Structure and microstructure evolution of Al-Mg-Si alloy processed by equal-channel angular pressing

An ultrafine grained Al-Mg-Si alloy was prepared by severe plastic deformation using the equal-channel angular pressing (ECAP) method. Samples were ECAPed through a die with an inner angle of Phi = 90 degrees and outer arc of curvature of psi = 37 degrees from 1 to 12 ECAP passes at room temperature following route B-c. To analyze the evolution of the microstructure at increasing ECAP passes, X-ray diffraction and electron backscatter diffraction analyses were carried out.
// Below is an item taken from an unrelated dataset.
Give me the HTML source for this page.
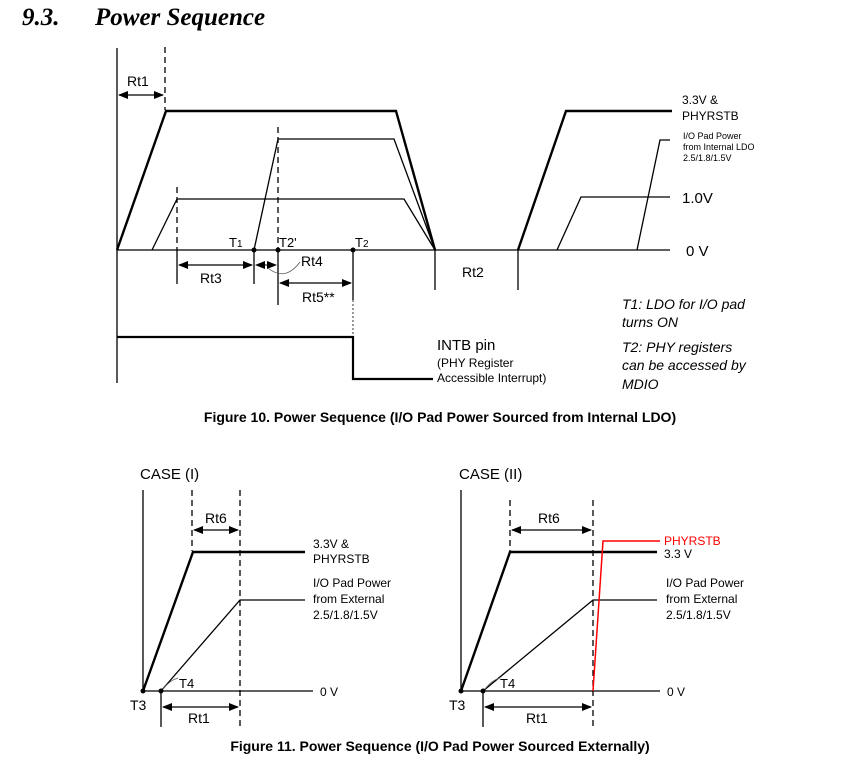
<!DOCTYPE html>
<html><head><style>
body{margin:0;background:#fff;width:865px;height:769px;overflow:hidden}
svg{display:block}
text{font-family:"Liberation Sans",Arial,sans-serif;fill:#000}
</style></head><body>
<svg width="865" height="769" viewBox="0 0 865 769" xmlns="http://www.w3.org/2000/svg">
<defs>
<marker id="a" markerWidth="10" markerHeight="8" refX="9" refY="4" orient="auto-start-reverse" markerUnits="userSpaceOnUse"><path d="M0,0 L10,4 L0,8 z" fill="#000"/></marker>
</defs>
<text x="22" y="25" style="font-family:'Liberation Serif',serif;font-weight:bold;font-style:italic;font-size:25px">9.3.</text>
<text x="95" y="25" style="font-family:'Liberation Serif',serif;font-weight:bold;font-style:italic;font-size:25px">Power Sequence</text>

<g fill="none" stroke="#000" stroke-width="1.3">
<line x1="117" y1="48" x2="117" y2="383"/>
<line x1="117" y1="250" x2="670" y2="250"/>
<polyline points="117,250 166,111 396,111 435,250" stroke-width="2.4"/>
<polyline points="254,250 278,139 394,139 435,250"/>
<polyline points="152,250 177,199 404,199 435,250"/>
<line x1="165" y1="47" x2="165" y2="110" stroke-dasharray="6,4"/>
<line x1="278" y1="127" x2="278" y2="250" stroke-dasharray="6,4"/>
<line x1="177" y1="187" x2="177" y2="250" stroke-dasharray="6,4"/>
<line x1="119" y1="95" x2="163" y2="95" marker-start="url(#a)" marker-end="url(#a)"/>
<line x1="177" y1="250" x2="177" y2="284"/>
<line x1="254" y1="250" x2="254" y2="284"/>
<line x1="278" y1="250" x2="278" y2="305"/>
<line x1="353" y1="250" x2="353" y2="300"/>
<line x1="353" y1="300" x2="353" y2="337" stroke-dasharray="2,2" stroke-width="0.8"/>
<line x1="179" y1="265" x2="252" y2="265" marker-start="url(#a)" marker-end="url(#a)"/>
<line x1="256" y1="265" x2="276" y2="265" marker-start="url(#a)" marker-end="url(#a)" stroke-width="1"/>
<line x1="280" y1="283" x2="351" y2="283" marker-start="url(#a)" marker-end="url(#a)"/>
<path d="M268,268 Q285,282 300,262" stroke-width="0.8" stroke="#555"/>
<polyline points="117,337 353,337 353,379 433,379" stroke-width="2.2"/>
<line x1="435" y1="250" x2="435" y2="290"/>
<line x1="518" y1="250" x2="518" y2="290"/>
<polyline points="518,250 566,111 672,111" stroke-width="2.4"/>
<polyline points="637,250 660,140 670,140"/>
<polyline points="557,250 581,197 670,197"/>
</g>
<g fill="#000"><circle cx="254" cy="250" r="2.5"/><circle cx="278" cy="250" r="2.5"/><circle cx="353" cy="250" r="2.5"/></g>
<text x="127" y="86" font-size="14">Rt1</text>
<text x="229" y="247" font-size="13">T<tspan font-size="10">1</tspan></text>
<text x="279" y="247" font-size="13">T2'</text>
<text x="355" y="247" font-size="13">T<tspan font-size="10">2</tspan></text>
<text x="200" y="283" font-size="14">Rt3</text>
<text x="301" y="266" font-size="14">Rt4</text>
<text x="302" y="302" font-size="14">Rt5**</text>
<text x="462" y="277" font-size="14">Rt2</text>
<text x="682" y="104" font-size="12">3.3V &amp;</text>
<text x="682" y="120" font-size="12">PHYRSTB</text>
<text x="683" y="139" font-size="9">I/O Pad Power</text>
<text x="683" y="150" font-size="9">from Internal LDO</text>
<text x="683" y="161" font-size="9">2.5/1.8/1.5V</text>
<text x="682" y="203" font-size="15">1.0V</text>
<text x="686" y="256" font-size="15">0 V</text>
<text x="437" y="350" font-size="15">INTB pin</text>
<text x="437" y="367" font-size="12">(PHY Register</text>
<text x="437" y="382" font-size="12">Accessible Interrupt)</text>
<g font-size="14" font-style="italic">
<text x="622" y="309">T1: LDO for I/O pad</text>
<text x="622" y="327">turns ON</text>
<text x="622" y="352">T2: PHY registers</text>
<text x="622" y="370">can be accessed by</text>
<text x="622" y="389">MDIO</text>
</g>
<text x="440" y="422" font-size="14" font-weight="bold" text-anchor="middle">Figure 10. Power Sequence (I/O Pad Power Sourced from Internal LDO)</text>

<!-- Case I -->
<text x="140" y="479" font-size="15">CASE (I)</text>
<g fill="none" stroke="#000" stroke-width="1.3">
<line x1="143" y1="490" x2="143" y2="691"/>
<line x1="143" y1="691" x2="313" y2="691"/>
<line x1="192" y1="490" x2="192" y2="551" stroke-dasharray="6,4"/>
<line x1="240" y1="490" x2="240" y2="727" stroke-dasharray="6,4"/>
<line x1="194" y1="530" x2="238" y2="530" marker-start="url(#a)" marker-end="url(#a)"/>
<polyline points="143,691 193,552 305,552" stroke-width="2.4"/>
<polyline points="161,691 240,600 305,600"/>
<line x1="161" y1="691" x2="161" y2="727"/>
<line x1="163" y1="707" x2="238" y2="707" marker-start="url(#a)" marker-end="url(#a)"/>
<path d="M163,689 Q170,680 178,678" stroke-width="0.8" stroke="#555"/>
</g>
<circle cx="143" cy="691" r="2.5"/><circle cx="161" cy="691" r="2.5"/>
<text x="205" y="523" font-size="14">Rt6</text>
<text x="313" y="548" font-size="12">3.3V &amp;</text>
<text x="313" y="563" font-size="12">PHYRSTB</text>
<text x="313" y="587" font-size="12">I/O Pad Power</text>
<text x="313" y="603" font-size="12">from External</text>
<text x="313" y="619" font-size="12">2.5/1.8/1.5V</text>
<text x="320" y="696" font-size="12">0 V</text>
<text x="130" y="710" font-size="14">T3</text>
<text x="179" y="688" font-size="13">T4</text>
<text x="188" y="723" font-size="14">Rt1</text>

<!-- Case II -->
<text x="459" y="479" font-size="15">CASE (II)</text>
<g fill="none" stroke="#000" stroke-width="1.3">
<line x1="461" y1="490" x2="461" y2="691"/>
<line x1="461" y1="691" x2="660" y2="691"/>
<line x1="510" y1="500" x2="510" y2="551" stroke-dasharray="6,4"/>
<line x1="593" y1="500" x2="593" y2="727" stroke-dasharray="6,4"/>
<line x1="512" y1="530" x2="591" y2="530" marker-start="url(#a)" marker-end="url(#a)"/>
<polyline points="461,691 510,552 657,552" stroke-width="2.4"/>
<polyline points="483,691 593,600 657,600"/>
<line x1="483" y1="691" x2="483" y2="727"/>
<line x1="485" y1="707" x2="591" y2="707" marker-start="url(#a)" marker-end="url(#a)"/>
<path d="M485,689 Q492,680 500,678" stroke-width="0.8" stroke="#555"/>
<polyline points="593,691 603,541 660,541" stroke="#f00" stroke-width="1.5"/>
</g>
<circle cx="461" cy="691" r="2.5"/><circle cx="483" cy="691" r="2.5"/>
<text x="538" y="523" font-size="14">Rt6</text>
<text x="664" y="545" font-size="12" style="fill:#f00">PHYRSTB</text>
<text x="664" y="558" font-size="12">3.3 V</text>
<text x="666" y="587" font-size="12">I/O Pad Power</text>
<text x="666" y="603" font-size="12">from External</text>
<text x="666" y="619" font-size="12">2.5/1.8/1.5V</text>
<text x="667" y="696" font-size="12">0 V</text>
<text x="449" y="710" font-size="14">T3</text>
<text x="500" y="688" font-size="13">T4</text>
<text x="526" y="723" font-size="14">Rt1</text>
<text x="440" y="751" font-size="14" font-weight="bold" text-anchor="middle">Figure 11. Power Sequence (I/O Pad Power Sourced Externally)</text>
</svg>
</body></html>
The results revealed two distinct processing regimes, namely (i) from 1 to 5 passes, the microstructure evolved from elongated grains and sub-grains to a rather equiaxed array of ultrafine grains and (ii) from 5 to 12 passes where no change in the morphology and average grain size was noticed. In the overall behavior, the boundary misorientation angle and the fraction of high-angle boundaries increase rapidly up to 5 passes and at a lower rate from 5 to 12 passes. The crystallite size decreased down to about 45 nm with the increase in deformation. The influence of deformation on precipitate evolution in the Al-Mg-Si alloy was also studied by differential scanning calorimetry. A significant decrease in the peak temperature associated to the 50% of recrystallization was observed at increasing ECAP passes.